Reflecting on her first storefront years ago, Haws said she doesn’t consider it a failure.
She said the experience taught her valuable lessons – ones she’s used as stepping stones along her journey to where she is at today.
“If you don’t learn anything from an experience like that, that’s a failure,” she said. “But when you learn something you can later put to use, that’s just part of life and growing as a business owner.
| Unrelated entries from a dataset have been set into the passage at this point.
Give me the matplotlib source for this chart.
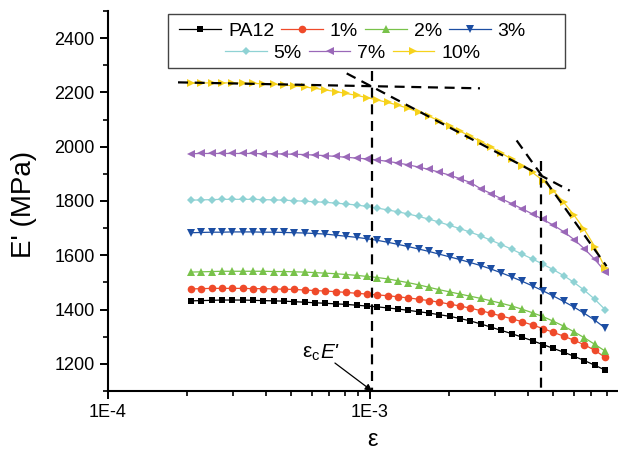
import numpy as np
import matplotlib
matplotlib.use("Agg")
import matplotlib.pyplot as plt
from matplotlib.ticker import FixedLocator, LogLocator, NullFormatter, MultipleLocator
from matplotlib.patches import Rectangle

plt.rcParams['font.family'] = ['Liberation Sans', 'DejaVu Sans']
plt.rcParams['mathtext.fontset'] = 'custom'
plt.rcParams['mathtext.rm'] = 'Liberation Sans'
plt.rcParams['mathtext.it'] = 'Liberation Sans:italic'

# strain amplitude (same grid for all samples)
strain = [2.070e-4, 2.267e-4, 2.484e-4, 2.720e-4, 2.980e-4, 3.264e-4, 3.574e-4, 3.915e-4,
          4.288e-4, 4.697e-4, 5.145e-4, 5.635e-4, 6.173e-4, 6.761e-4, 7.406e-4, 8.111e-4,
          8.884e-4, 9.731e-4, 1.0659e-3, 1.1675e-3, 1.2788e-3, 1.4007e-3, 1.5343e-3,
          1.6805e-3, 1.8408e-3, 2.0162e-3, 2.2080e-3, 2.4190e-3, 2.6490e-3, 2.9020e-3,
          3.1780e-3, 3.4810e-3, 3.8130e-3, 4.1760e-3, 4.5750e-3, 5.0110e-3, 5.4880e-3,
          6.0120e-3, 6.5840e-3, 7.2130e-3, 7.9000e-3]

# storage modulus E' (MPa)
pa12 = [1432, 1433, 1434, 1435, 1435, 1435, 1434, 1433, 1432, 1431,
        1429, 1427, 1425, 1423, 1421, 1419, 1416, 1413, 1410, 1406,
        1402, 1397, 1392, 1387, 1381, 1375, 1367, 1358, 1347, 1335,
        1323, 1311, 1298, 1285, 1271, 1257, 1243, 1228, 1212, 1195, 1177]
p1 = [1476, 1477, 1478, 1478, 1478, 1478, 1477, 1477, 1476, 1475,
      1474, 1472, 1470, 1468, 1466, 1463, 1460, 1457, 1454, 1451,
      1447, 1443, 1438, 1433, 1427, 1420, 1413, 1405, 1396, 1386,
      1376, 1366, 1355, 1343, 1330, 1316, 1302, 1287, 1270, 1250, 1224]
p2 = [1538, 1539, 1540, 1541, 1541, 1541, 1541, 1541, 1540, 1540,
      1539, 1538, 1536, 1534, 1532, 1529, 1526, 1522, 1518, 1513,
      1506, 1499, 1491, 1482, 1473, 1465, 1457, 1449, 1441, 1432,
      1423, 1413, 1401, 1388, 1374, 1357, 1339, 1318, 1296, 1272, 1247]
p3 = [1683, 1684, 1685, 1685, 1686, 1686, 1686, 1685, 1685, 1684,
      1683, 1682, 1680, 1678, 1674, 1670, 1666, 1661, 1655, 1648,
      1640, 1632, 1623, 1614, 1604, 1594, 1584, 1573, 1562, 1549,
      1535, 1520, 1504, 1487, 1469, 1450, 1430, 1409, 1386, 1361, 1332]
p5 = [1803, 1804, 1805, 1806, 1806, 1806, 1806, 1805, 1804, 1803,
      1801, 1799, 1797, 1795, 1792, 1789, 1785, 1780, 1774, 1767,
      1760, 1752, 1743, 1733, 1722, 1710, 1698, 1685, 1671, 1655,
      1639, 1622, 1604, 1586, 1567, 1547, 1525, 1500, 1471, 1438, 1400]
p7 = [1974, 1975, 1975, 1975, 1975, 1975, 1975, 1974, 1974, 1973,
      1972, 1971, 1969, 1967, 1964, 1961, 1958, 1955, 1951, 1946,
      1940, 1933, 1925, 1916, 1906, 1895, 1882, 1868, 1845, 1827,
      1808, 1790, 1771, 1752, 1732, 1711, 1687, 1658, 1624, 1585, 1540]
p10 = [2234, 2235, 2235, 2235, 2235, 2234, 2233, 2232, 2230, 2227,
       2224, 2220, 2215, 2209, 2203, 2196, 2189, 2181, 2172, 2163,
       2153, 2141, 2127, 2112, 2095, 2076, 2057, 2038, 2019, 1998,
       1976, 1954, 1930, 1905, 1875, 1838, 1795, 1748, 1695, 1632, 1554]

labels = ['PA12', '1%', '2%', '3%', '5%', '7%', '10%']
series = [pa12, p1, p2, p3, p5, p7, p10]
colors = ['#000000', '#ef4a2a', '#78c24a', '#1c4ea3', '#8fd2d4', '#9a68b8', '#f6d21c']
markers = ['s', 'o', '^', 'v', 'D', '<', '>']
msizes = [5, 5.5, 6, 6, 4.5, 6, 6]

# construction lines for the critical strain (x pairs, y pairs)
tan_flat_x, tan_flat_y = [1.85e-4, 2.63e-3], [2237, 2215]
tan_1_x, tan_1_y = [8.15e-4, 5.79e-3], [2270, 1838]
tan_2_x, tan_2_y = [3.63e-3, 8.00e-3], [2023, 1560]
vline_1_x, vline_1_y = [1.019e-3, 1.019e-3], [2279, 1100]
vline_2_x, vline_2_y = [4.50e-3, 4.50e-3], [1949, 1100]

fig = plt.figure(figsize=(6.18, 4.55), dpi=100)
ax = fig.add_axes([0.1748, 0.1407, 0.8252, 0.8352])

handles = []
for y, lab, c, m, ms in zip(series, labels, colors, markers, msizes):
    h, = ax.plot(strain, y, color=c, marker=m, markersize=ms, markeredgewidth=0,
                 lw=0.9, label=lab)
    handles.append(h)

dash = dict(color='black', lw=1.6, ls=(0, (4.5, 3)))
ax.plot(tan_flat_x, tan_flat_y, **dash)
ax.plot(tan_1_x, tan_1_y, **dash)
ax.plot(tan_2_x, tan_2_y, **dash)
ax.plot(vline_1_x, vline_1_y, **dash)
ax.plot(vline_2_x, vline_2_y, **dash)

ax.annotate('', xy=(1.019e-3, 1100), xytext=(7.35e-4, 1203),
            arrowprops=dict(arrowstyle='-|>', color='black', lw=0.9,
                            mutation_scale=10, shrinkA=0, shrinkB=0))
ax.text(6.45e-4, 1222, r"$\mathrm{\varepsilon}_{\mathrm{c}}$", fontsize=15,
        ha='right', va='baseline')
ax.text(6.45e-4, 1222, "E'", fontsize=15, style='italic', ha='left', va='baseline')

ax.set_xscale('log')
ax.set_xlim(1e-4, 8.85e-3)
ax.set_ylim(1100, 2500)
ax.xaxis.set_major_locator(FixedLocator([1e-4, 1e-3]))
ax.set_xticklabels(['1E-4', '1E-3'])
ax.xaxis.set_minor_locator(LogLocator(base=10, subs=np.arange(2, 10)))
ax.xaxis.set_minor_formatter(NullFormatter())
ax.yaxis.set_major_locator(FixedLocator([1200, 1400, 1600, 1800, 2000, 2200, 2400]))
ax.yaxis.set_minor_locator(MultipleLocator(100))

for s in ['top', 'right']:
    ax.spines[s].set_visible(False)
for s in ['left', 'bottom']:
    ax.spines[s].set_linewidth(1.5)
ax.tick_params(which='major', direction='out', length=6, width=1.4, labelsize=13)
ax.tick_params(which='minor', direction='out', length=3.5, width=1.2)

ax.set_ylabel("E' (MPa)", fontsize=20)
ax.yaxis.set_label_coords(-0.139, 0.49)
ax.set_xlabel("ε", fontsize=17)
ax.xaxis.set_label_coords(0.518, -0.10)

# legend: two centred rows inside one frame
leg1 = fig.legend(handles[:4], labels[:4], ncol=4, loc='center', frameon=False,
                  bbox_to_anchor=(0.5704, 0.932), fontsize=14, numpoints=1,
                  handlelength=2.15, handletextpad=0.35, columnspacing=0.36,
                  borderpad=0.2)
leg2 = fig.legend(handles[4:], labels[4:], ncol=3, loc='center', frameon=False,
                  bbox_to_anchor=(0.5704, 0.884), fontsize=14, numpoints=1,
                  handlelength=2.15, handletextpad=0.35, columnspacing=0.36,
                  borderpad=0.2)
fig.patches.append(Rectangle((0.2718, 0.8505), 0.6424, 0.1187, transform=fig.transFigure,
                             fill=False, edgecolor='#444444', lw=1.0))

fig.savefig('out.png', dpi=100)
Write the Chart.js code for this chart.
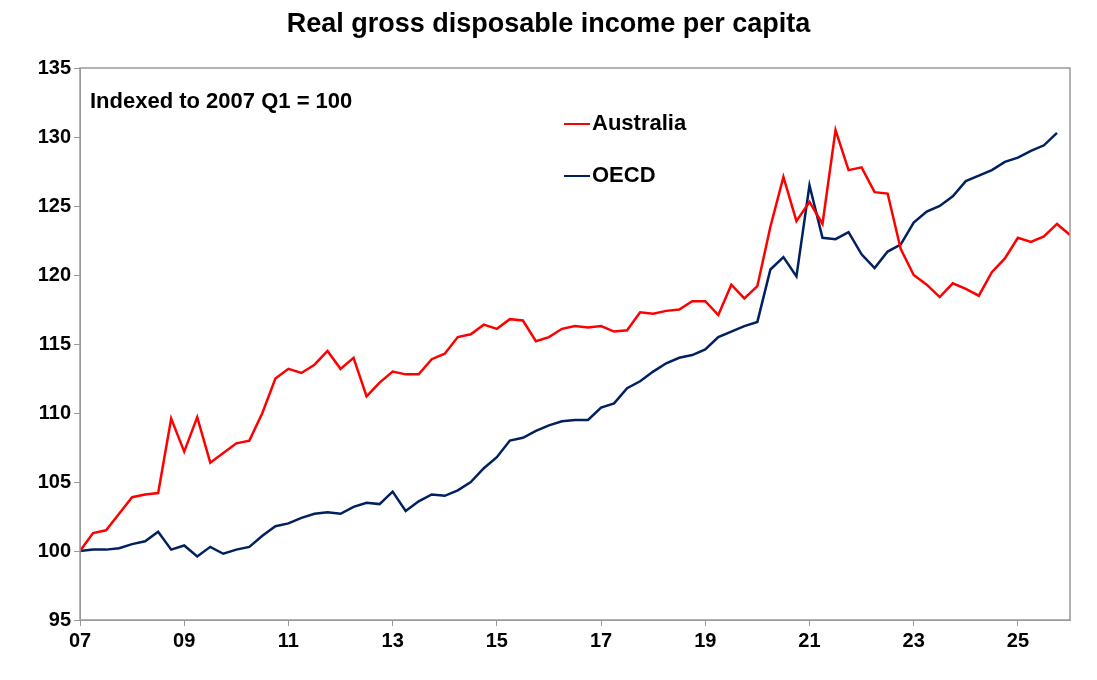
<!DOCTYPE html>
<html>
<head>
<meta charset="utf-8">
<script src="https://cdn.jsdelivr.net/npm/chart.js@4"></script>
<style>
  body { margin: 0; background: #fff; font-family: "Liberation Sans", Arial, sans-serif; }
  #wrap { position: relative; width: 1097px; height: 680px; }
  #title { position: absolute; top: 8px; left: 0; width: 1097px; text-align: center; font-weight: bold; font-size: 27px; }
  .note { position: absolute; font-weight: bold; font-size: 22px; color: #000; }
  .key { display: inline-block; width: 26px; height: 2px; vertical-align: middle; margin-right: 2px; }
</style>
</head>
<body>
<div id="wrap">
  <canvas id="c" width="1097" height="680"></canvas>
  <div id="title">Real gross disposable income per capita</div>
  <div class="note" style="left:90px;top:88px;">Indexed to 2007 Q1 = 100</div>
  <div class="note" style="left:564px;top:110px;"><span class="key" style="background:#ff0000"></span>Australia</div>
  <div class="note" style="left:564px;top:162px;"><span class="key" style="background:#002060"></span>OECD</div>
</div>
<script>
// quarterly, starting 2007 Q1
const START_YEAR = 2007;
const australia = [
  100.0, 101.3, 101.5, 102.7, 103.9, 104.1, 104.2, 109.6, 107.2, 109.7,
  106.4, 107.1, 107.8, 108.0, 110.0, 112.5, 113.2, 112.9, 113.5, 114.5,
  113.2, 114.0, 111.2, 112.2, 113.0, 112.8, 112.8, 113.9, 114.3, 115.5,
  115.7, 116.4, 116.1, 116.8, 116.7, 115.2, 115.5, 116.1, 116.3, 116.2,
  116.3, 115.9, 116.0, 117.3, 117.2, 117.4, 117.5, 118.1, 118.1, 117.1,
  119.3, 118.3, 119.2, 123.5, 127.1, 123.9, 125.3, 123.7, 130.5, 127.6,
  127.8, 126.0, 125.9, 121.9, 120.0, 119.3, 118.4, 119.4, 119.0, 118.5,
  120.2, 121.2, 122.7, 122.4, 122.8, 123.7, 122.9
];
const oecd = [
  100.0, 100.1, 100.1, 100.2, 100.5, 100.7, 101.4, 100.1, 100.4, 99.6,
  100.3, 99.8, 100.1, 100.3, 101.1, 101.8, 102.0, 102.4, 102.7, 102.8,
  102.7, 103.2, 103.5, 103.4, 104.3, 102.9, 103.6, 104.1, 104.0, 104.4,
  105.0, 106.0, 106.8, 108.0, 108.2, 108.7, 109.1, 109.4, 109.5, 109.5,
  110.4, 110.7, 111.8, 112.3, 113.0, 113.6, 114.0, 114.2, 114.6, 115.5,
  115.9, 116.3, 116.6, 120.4, 121.3, 119.9, 126.5, 122.7, 122.6, 123.1,
  121.5, 120.5, 121.7, 122.2, 123.8, 124.6, 125.0, 125.7, 126.8, 127.2,
  127.6, 128.2, 128.5, 129.0, 129.4, 130.3
];
const toPoints = (arr) => arr.map((v, i) => ({ x: START_YEAR + i / 4, y: v }));

const frame = {
  id: 'frame',
  afterDraw(chart) {
    const { ctx, chartArea: a } = chart;
    ctx.save();
    ctx.strokeStyle = '#999';
    ctx.lineWidth = 1.5;
    ctx.strokeRect(a.left, a.top, a.right - a.left, a.bottom - a.top);
    ctx.restore();
  }
};

new Chart(document.getElementById('c'), {
  type: 'line',
  data: {
    datasets: [
      { label: 'Australia', data: toPoints(australia), borderColor: '#ff0000', borderWidth: 2.5, pointRadius: 0, tension: 0 },
      { label: 'OECD', data: toPoints(oecd), borderColor: '#002060', borderWidth: 2.5, pointRadius: 0, tension: 0 },
    ],
  },
  options: {
    responsive: false,
    animation: false,
    layout: { padding: { top: 68, right: 27, left: 0, bottom: 0 } },
    plugins: { legend: { display: false }, tooltip: { enabled: false } },
    scales: {
      x: {
        type: 'linear', min: 2007, max: 2026,
        afterFit: (s) => { s.height = 60; },
        afterBuildTicks: (s) => { s.ticks = []; for (let y = 2007; y <= 2025; y += 2) s.ticks.push({ value: y }); },
        ticks: {
          autoSkip: false, maxRotation: 0, color: '#000',
          font: { family: 'Liberation Sans', size: 20, weight: 'bold' },
          callback: (v) => String(v).slice(2),
        },
        grid: { drawOnChartArea: false, tickLength: 6, color: '#999' },
        border: { color: '#999' },
      },
      y: {
        min: 95, max: 135,
        afterFit: (s) => { s.width = 80; },
        ticks: { stepSize: 5, color: '#000', font: { family: 'Liberation Sans', size: 20, weight: 'bold' } },
        grid: { drawOnChartArea: false, tickLength: 6, color: '#999' },
        border: { color: '#999' },
      },
    },
  },
  plugins: [frame],
});
</script>
</body>
</html>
That can never be considered a failure.”
Haws said her immediate plans are to take things in a natural progression to ensure a smooth-running, successful storefront – as well as establishing Superior Sweets as a family-friendly place to go for a treat or to celebrate something special.
For special orders, Haws said she asks for a minimum of two weeks’ notice.
“I anticipate being very busy once the shop opens, and I will need that much time,” she said. “Of course, as much advance notice as possible is always appreciated.”
Haws said she also plans to continue teaching cake decorating classes in the new space in the evenings – something she’s had to cut back on when running the bakery from her home because she simply didn’t have the space.
“Eventually, I’ll offer cake decorating supplies for sale, too,” she said. “We don’t have a cake decorating store in town, so if I need something and Walmart doesn’t have it, and I couldn’t get it here in time by ordering it, I’d have to go up to La Crosse and pray to God they had it there. So, I want to offer supplies for sale so other decorators will be able to get what they need, as well.”
There’s more to the name
Haws said some people think she calls herself Superior Sweets because she’s going to be located on Superior Avenue, or that she perhaps sought a space on Superior Avenue because of the business name.
Neither, she said, is the case.
“I came up with Superior Sweets when I first started the business because ‘superior’ meant ‘better,’” she said.
The fact that it’s on Superior Avenue, Haws said – well that’s just icing on the cake.